DHS would not comment on the lawsuit. In an email, Jenny Burke, an agency spokeswoman, wrote: "As a matter of policy, we do not comment on pending litigation." 

A report created last year by the U.S. Fish and Wildlife Service noted that the construction of a new concrete wall along the Southwestern border would have a negative impact on 111 endangered species, including 108 species of migratory birds, four wildlife refugees and fish hatcheries, while deleteriously affecting "an unknown number of protected wetlands." 

This would include the northern jaguar—at least three have been spotted prowling the mountains in Southern Arizona—as well as jaguarundi, ocelots, Mexican gray wolves, black-tailed prairie dogs, and the Sonoran pronghorn. 

In the lawsuit, CBD noted that the impacts of DHS actions have been a "central environmental issue throughout" the NEPA process. 

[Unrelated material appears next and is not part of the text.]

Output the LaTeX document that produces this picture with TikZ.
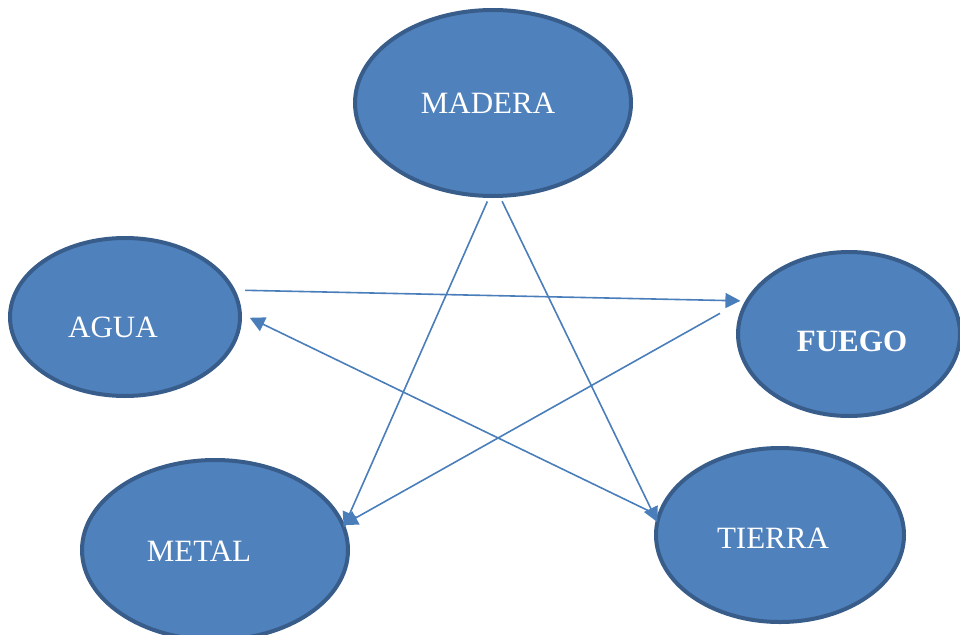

"Scientific study of the impacts of the southern border enforcement program was largely absent" from a 1994 and 2001 environmental review, the lawsuit said and in recent years "scientific understanding of these impacts has dramatically progressed." 

Neither study included the affect of the wall on the northern jaguar, or black bears, the lawsuit said. Additionally, the lawsuit noted that one study, written in 2009, assessed that the environmental impact of border enforcement affected not only the environs of Mexico and the United States, but also the environments of 20 other countries because border enforcement could sever the migration patterns of dozens of species that migrate across two continents.